> **Stated task**
Find each line containing the string "that". Copy it.

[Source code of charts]
■ ■ ■ ■
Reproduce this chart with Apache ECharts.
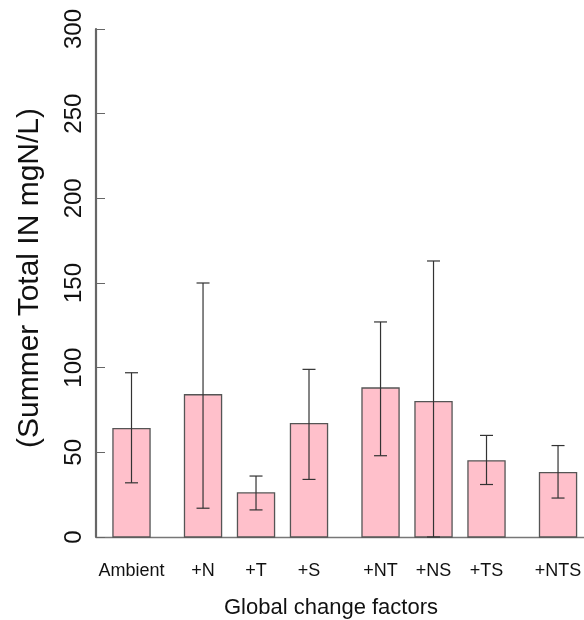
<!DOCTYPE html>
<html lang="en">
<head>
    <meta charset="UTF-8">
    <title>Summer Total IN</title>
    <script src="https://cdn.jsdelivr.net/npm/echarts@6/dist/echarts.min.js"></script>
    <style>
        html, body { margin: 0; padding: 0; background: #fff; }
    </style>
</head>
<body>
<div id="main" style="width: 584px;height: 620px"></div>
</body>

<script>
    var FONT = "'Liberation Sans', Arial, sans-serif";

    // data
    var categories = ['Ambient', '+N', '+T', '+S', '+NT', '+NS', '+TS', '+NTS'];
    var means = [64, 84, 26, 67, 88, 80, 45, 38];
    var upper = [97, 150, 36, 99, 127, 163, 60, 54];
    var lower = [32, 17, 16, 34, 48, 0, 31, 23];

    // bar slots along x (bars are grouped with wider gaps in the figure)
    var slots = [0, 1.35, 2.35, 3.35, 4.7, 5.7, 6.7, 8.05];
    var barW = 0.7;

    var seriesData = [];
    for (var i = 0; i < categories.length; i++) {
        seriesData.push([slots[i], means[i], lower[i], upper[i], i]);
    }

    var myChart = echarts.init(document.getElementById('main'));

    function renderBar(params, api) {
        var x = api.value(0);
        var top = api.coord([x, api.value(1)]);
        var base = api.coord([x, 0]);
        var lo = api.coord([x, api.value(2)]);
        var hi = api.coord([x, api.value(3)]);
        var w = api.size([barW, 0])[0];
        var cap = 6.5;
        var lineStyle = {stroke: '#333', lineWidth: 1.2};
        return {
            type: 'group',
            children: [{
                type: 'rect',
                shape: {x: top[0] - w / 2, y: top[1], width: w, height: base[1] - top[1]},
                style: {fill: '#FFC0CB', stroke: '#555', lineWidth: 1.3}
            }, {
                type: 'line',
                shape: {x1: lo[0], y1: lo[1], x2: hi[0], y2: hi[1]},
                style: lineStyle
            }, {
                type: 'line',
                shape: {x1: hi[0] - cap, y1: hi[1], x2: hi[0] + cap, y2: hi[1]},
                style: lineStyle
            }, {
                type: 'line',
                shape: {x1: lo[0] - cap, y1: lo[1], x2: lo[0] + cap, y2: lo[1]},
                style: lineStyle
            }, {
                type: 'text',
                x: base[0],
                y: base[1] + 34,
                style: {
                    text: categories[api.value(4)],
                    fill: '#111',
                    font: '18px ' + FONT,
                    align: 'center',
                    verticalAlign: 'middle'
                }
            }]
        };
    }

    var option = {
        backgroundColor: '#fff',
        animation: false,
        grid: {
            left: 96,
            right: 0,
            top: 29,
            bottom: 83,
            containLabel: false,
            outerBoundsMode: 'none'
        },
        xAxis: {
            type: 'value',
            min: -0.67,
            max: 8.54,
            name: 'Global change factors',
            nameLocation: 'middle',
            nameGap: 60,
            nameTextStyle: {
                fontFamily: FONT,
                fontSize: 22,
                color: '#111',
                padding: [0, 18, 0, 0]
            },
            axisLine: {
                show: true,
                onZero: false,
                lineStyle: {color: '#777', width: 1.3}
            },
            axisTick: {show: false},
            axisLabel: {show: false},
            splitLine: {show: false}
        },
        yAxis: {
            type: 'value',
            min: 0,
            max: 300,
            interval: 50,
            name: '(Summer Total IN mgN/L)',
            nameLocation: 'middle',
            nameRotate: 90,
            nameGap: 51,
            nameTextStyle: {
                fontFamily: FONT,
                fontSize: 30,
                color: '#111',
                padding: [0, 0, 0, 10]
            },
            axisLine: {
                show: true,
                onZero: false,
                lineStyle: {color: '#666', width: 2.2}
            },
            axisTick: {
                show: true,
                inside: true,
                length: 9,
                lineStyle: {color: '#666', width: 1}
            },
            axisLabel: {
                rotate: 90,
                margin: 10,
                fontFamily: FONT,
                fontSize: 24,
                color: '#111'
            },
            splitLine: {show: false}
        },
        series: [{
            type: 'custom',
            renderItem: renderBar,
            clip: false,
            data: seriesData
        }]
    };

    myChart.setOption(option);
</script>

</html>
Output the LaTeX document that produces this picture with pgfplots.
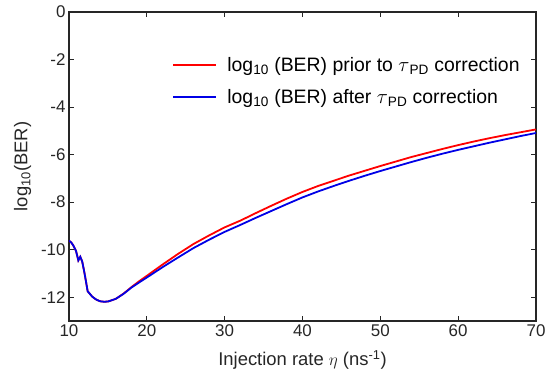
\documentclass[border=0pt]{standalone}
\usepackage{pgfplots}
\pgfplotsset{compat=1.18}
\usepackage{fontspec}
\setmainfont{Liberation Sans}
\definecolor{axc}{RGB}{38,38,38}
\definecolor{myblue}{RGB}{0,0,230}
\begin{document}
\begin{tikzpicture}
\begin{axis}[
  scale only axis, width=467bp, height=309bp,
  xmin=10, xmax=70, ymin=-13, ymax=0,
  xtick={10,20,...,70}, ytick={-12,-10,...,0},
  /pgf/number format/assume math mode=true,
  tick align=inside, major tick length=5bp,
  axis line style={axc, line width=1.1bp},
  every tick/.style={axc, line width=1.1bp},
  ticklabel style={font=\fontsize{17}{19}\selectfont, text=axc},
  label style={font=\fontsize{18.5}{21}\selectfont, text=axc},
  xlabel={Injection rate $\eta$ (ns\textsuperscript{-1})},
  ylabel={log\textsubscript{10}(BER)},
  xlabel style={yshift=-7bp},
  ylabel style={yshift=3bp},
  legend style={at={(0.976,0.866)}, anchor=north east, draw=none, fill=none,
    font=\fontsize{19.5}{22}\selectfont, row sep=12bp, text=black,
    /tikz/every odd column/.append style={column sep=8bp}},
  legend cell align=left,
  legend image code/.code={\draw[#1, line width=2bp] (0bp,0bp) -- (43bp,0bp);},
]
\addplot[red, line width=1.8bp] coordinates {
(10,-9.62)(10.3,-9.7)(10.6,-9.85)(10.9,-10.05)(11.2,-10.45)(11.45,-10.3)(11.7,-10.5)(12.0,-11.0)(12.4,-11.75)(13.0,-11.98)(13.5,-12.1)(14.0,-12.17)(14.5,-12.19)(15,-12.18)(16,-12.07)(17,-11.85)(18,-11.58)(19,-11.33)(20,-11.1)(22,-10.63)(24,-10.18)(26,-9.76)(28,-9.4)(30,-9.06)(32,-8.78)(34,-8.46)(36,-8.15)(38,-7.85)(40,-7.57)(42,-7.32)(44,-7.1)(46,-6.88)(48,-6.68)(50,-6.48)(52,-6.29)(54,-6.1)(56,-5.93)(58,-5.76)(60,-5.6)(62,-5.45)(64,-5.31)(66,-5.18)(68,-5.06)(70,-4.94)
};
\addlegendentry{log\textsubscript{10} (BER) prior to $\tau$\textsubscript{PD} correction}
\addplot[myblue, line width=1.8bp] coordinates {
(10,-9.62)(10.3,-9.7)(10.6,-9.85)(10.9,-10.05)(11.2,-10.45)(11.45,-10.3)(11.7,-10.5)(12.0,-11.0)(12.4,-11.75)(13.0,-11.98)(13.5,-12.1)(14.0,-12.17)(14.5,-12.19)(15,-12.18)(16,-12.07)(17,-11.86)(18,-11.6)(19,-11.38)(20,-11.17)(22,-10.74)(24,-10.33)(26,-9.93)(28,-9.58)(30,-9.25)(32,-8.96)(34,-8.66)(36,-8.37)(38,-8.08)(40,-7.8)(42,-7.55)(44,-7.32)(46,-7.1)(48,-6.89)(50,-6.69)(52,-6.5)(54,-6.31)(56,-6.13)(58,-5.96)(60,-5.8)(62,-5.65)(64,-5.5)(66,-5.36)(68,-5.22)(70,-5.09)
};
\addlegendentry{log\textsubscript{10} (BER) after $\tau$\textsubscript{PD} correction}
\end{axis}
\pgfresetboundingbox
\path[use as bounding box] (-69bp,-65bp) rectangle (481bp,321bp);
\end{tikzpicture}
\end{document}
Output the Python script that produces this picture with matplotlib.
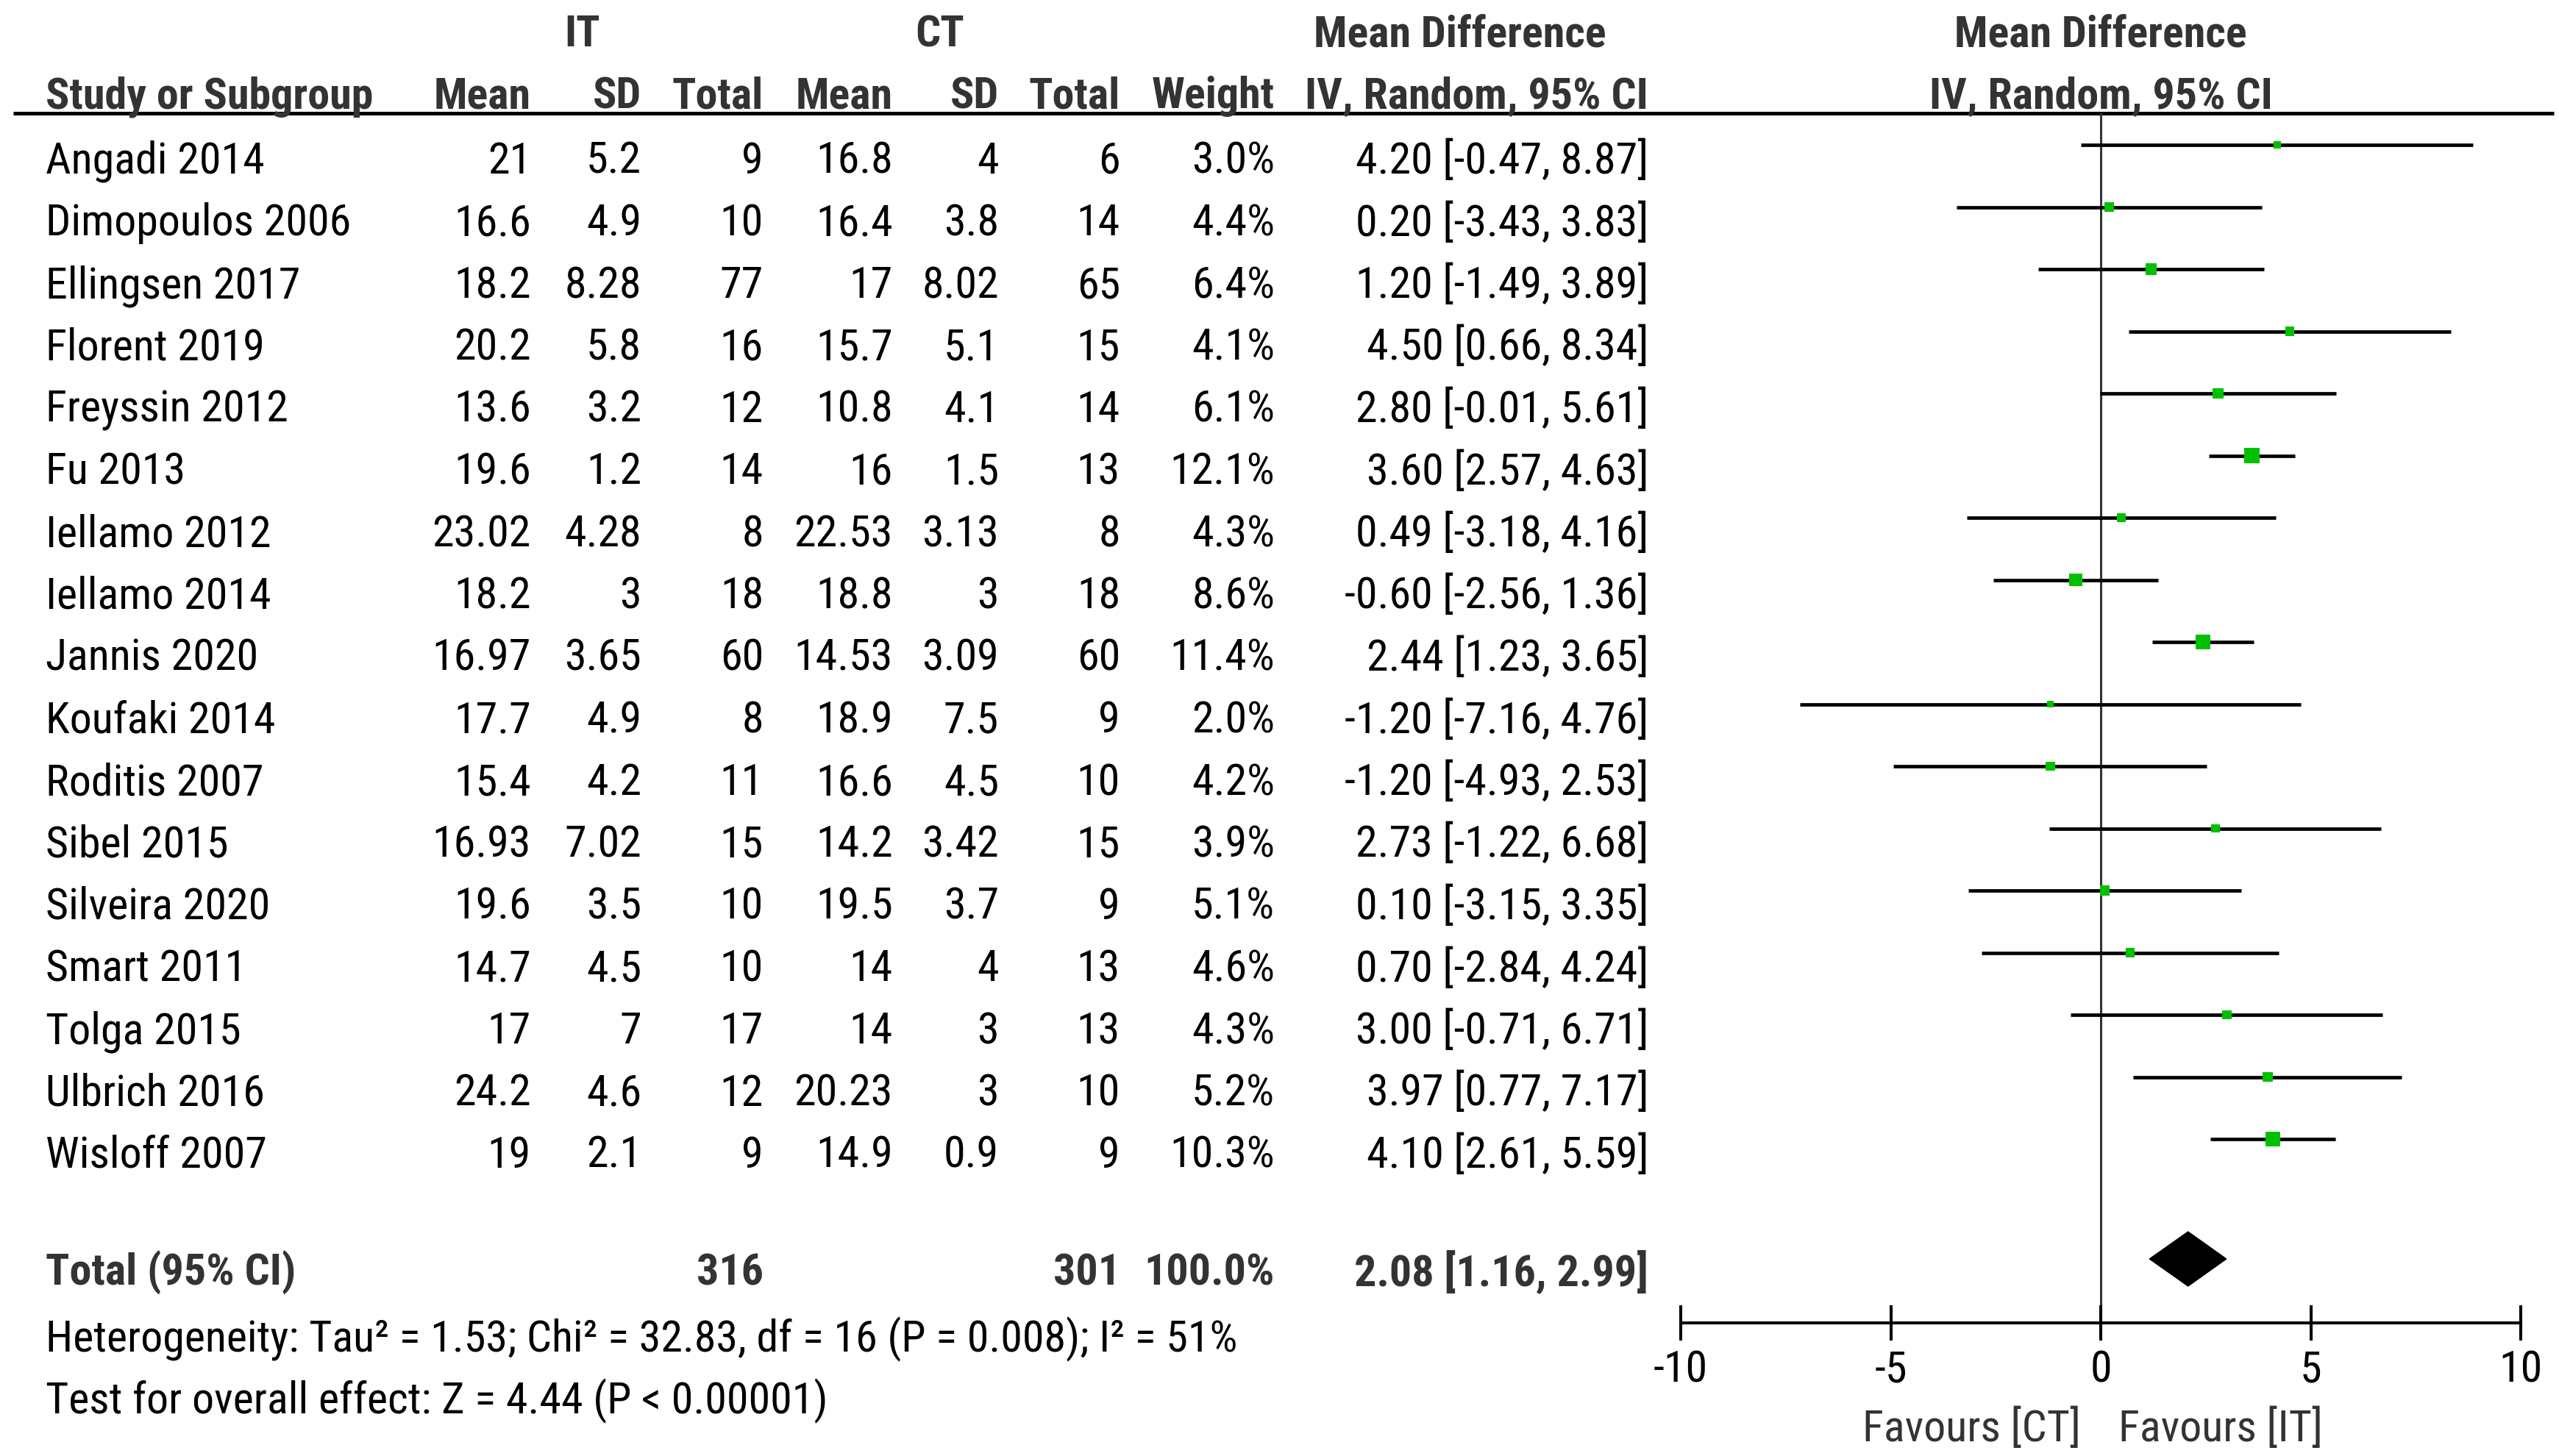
■ ■ ■ ■
> **Response**
Output the LaTeX document that produces this picture with pgfplots.
Output the Python script that produces this picture with matplotlib.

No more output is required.